Data excerpt –

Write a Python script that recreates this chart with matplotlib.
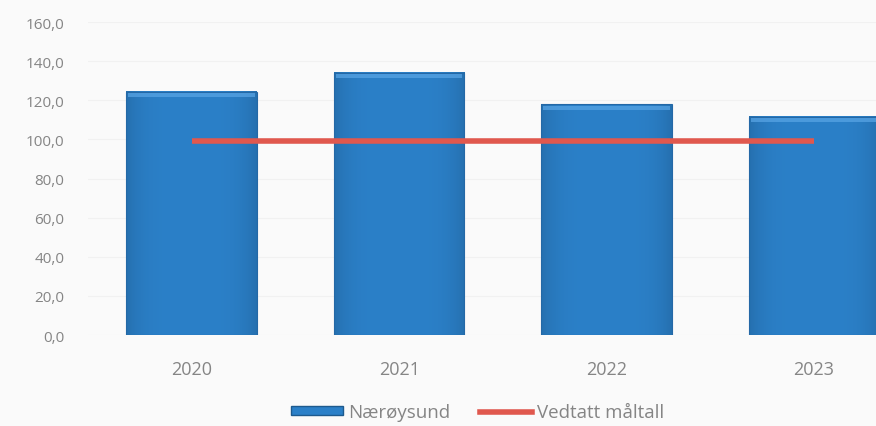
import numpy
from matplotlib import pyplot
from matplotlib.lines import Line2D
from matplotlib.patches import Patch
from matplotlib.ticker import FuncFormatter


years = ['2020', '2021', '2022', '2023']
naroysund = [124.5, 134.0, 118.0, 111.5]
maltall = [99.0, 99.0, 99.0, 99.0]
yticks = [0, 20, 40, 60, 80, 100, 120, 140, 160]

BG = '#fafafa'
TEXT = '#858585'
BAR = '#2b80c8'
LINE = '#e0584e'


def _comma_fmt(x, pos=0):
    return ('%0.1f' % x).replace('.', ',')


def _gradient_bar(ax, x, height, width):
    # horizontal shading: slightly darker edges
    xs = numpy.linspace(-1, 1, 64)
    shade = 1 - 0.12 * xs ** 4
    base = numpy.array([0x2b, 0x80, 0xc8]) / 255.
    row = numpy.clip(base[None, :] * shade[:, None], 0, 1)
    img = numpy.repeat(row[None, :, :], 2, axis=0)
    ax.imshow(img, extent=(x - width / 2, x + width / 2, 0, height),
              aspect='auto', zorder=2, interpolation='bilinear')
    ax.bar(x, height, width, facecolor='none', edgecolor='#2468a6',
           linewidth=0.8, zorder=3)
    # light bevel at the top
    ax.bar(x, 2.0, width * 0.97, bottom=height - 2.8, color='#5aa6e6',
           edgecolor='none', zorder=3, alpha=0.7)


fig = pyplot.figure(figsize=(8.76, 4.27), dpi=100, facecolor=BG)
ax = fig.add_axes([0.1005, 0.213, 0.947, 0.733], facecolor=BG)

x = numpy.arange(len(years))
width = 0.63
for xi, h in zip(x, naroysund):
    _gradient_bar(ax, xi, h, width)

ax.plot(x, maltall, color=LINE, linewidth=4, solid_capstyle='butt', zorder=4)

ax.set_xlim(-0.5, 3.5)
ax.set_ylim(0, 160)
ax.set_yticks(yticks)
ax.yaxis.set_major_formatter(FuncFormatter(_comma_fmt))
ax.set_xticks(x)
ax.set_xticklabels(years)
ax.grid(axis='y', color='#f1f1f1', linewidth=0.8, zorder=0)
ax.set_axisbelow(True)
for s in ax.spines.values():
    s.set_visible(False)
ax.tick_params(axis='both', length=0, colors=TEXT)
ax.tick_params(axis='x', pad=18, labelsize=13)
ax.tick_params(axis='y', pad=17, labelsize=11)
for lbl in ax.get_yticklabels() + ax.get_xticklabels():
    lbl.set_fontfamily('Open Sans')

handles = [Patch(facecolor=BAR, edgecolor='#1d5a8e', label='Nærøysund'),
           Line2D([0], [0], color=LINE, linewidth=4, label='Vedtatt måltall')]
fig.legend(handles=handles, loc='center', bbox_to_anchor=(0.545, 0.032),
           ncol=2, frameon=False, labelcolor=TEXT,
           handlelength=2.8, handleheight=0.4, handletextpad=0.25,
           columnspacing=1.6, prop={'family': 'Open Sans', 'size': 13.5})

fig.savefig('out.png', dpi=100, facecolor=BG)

Set problem – Would you return the data exactly as written, without the pictures?

Finished exercise –
Write a Python script that recreates this chart with matplotlib.
import numpy
from matplotlib import pyplot
from matplotlib.lines import Line2D
from matplotlib.patches import Patch
from matplotlib.ticker import FuncFormatter


years = ['2020', '2021', '2022', '2023']
naroysund = [124.5, 134.0, 118.0, 111.5]
maltall = [99.0, 99.0, 99.0, 99.0]
yticks = [0, 20, 40, 60, 80, 100, 120, 140, 160]

BG = '#fafafa'
TEXT = '#858585'
BAR = '#2b80c8'
LINE = '#e0584e'


def _comma_fmt(x, pos=0):
    return ('%0.1f' % x).replace('.', ',')


def _gradient_bar(ax, x, height, width):
    # horizontal shading: slightly darker edges
    xs = numpy.linspace(-1, 1, 64)
    shade = 1 - 0.12 * xs ** 4
    base = numpy.array([0x2b, 0x80, 0xc8]) / 255.
    row = numpy.clip(base[None, :] * shade[:, None], 0, 1)
    img = numpy.repeat(row[None, :, :], 2, axis=0)
    ax.imshow(img, extent=(x - width / 2, x + width / 2, 0, height),
              aspect='auto', zorder=2, interpolation='bilinear')
    ax.bar(x, height, width, facecolor='none', edgecolor='#2468a6',
           linewidth=0.8, zorder=3)
    # light bevel at the top
    ax.bar(x, 2.0, width * 0.97, bottom=height - 2.8, color='#5aa6e6',
           edgecolor='none', zorder=3, alpha=0.7)


fig = pyplot.figure(figsize=(8.76, 4.27), dpi=100, facecolor=BG)
ax = fig.add_axes([0.1005, 0.213, 0.947, 0.733], facecolor=BG)

x = numpy.arange(len(years))
width = 0.63
for xi, h in zip(x, naroysund):
    _gradient_bar(ax, xi, h, width)

ax.plot(x, maltall, color=LINE, linewidth=4, solid_capstyle='butt', zorder=4)

ax.set_xlim(-0.5, 3.5)
ax.set_ylim(0, 160)
ax.set_yticks(yticks)
ax.yaxis.set_major_formatter(FuncFormatter(_comma_fmt))
ax.set_xticks(x)
ax.set_xticklabels(years)
ax.grid(axis='y', color='#f1f1f1', linewidth=0.8, zorder=0)
ax.set_axisbelow(True)
for s in ax.spines.values():
    s.set_visible(False)
ax.tick_params(axis='both', length=0, colors=TEXT)
ax.tick_params(axis='x', pad=18, labelsize=13)
ax.tick_params(axis='y', pad=17, labelsize=11)
for lbl in ax.get_yticklabels() + ax.get_xticklabels():
    lbl.set_fontfamily('Open Sans')

handles = [Patch(facecolor=BAR, edgecolor='#1d5a8e', label='Nærøysund'),
           Line2D([0], [0], color=LINE, linewidth=4, label='Vedtatt måltall')]
fig.legend(handles=handles, loc='center', bbox_to_anchor=(0.545, 0.032),
           ncol=2, frameon=False, labelcolor=TEXT,
           handlelength=2.8, handleheight=0.4, handletextpad=0.25,
           columnspacing=1.6, prop={'family': 'Open Sans', 'size': 13.5})

fig.savefig('out.png', dpi=100, facecolor=BG)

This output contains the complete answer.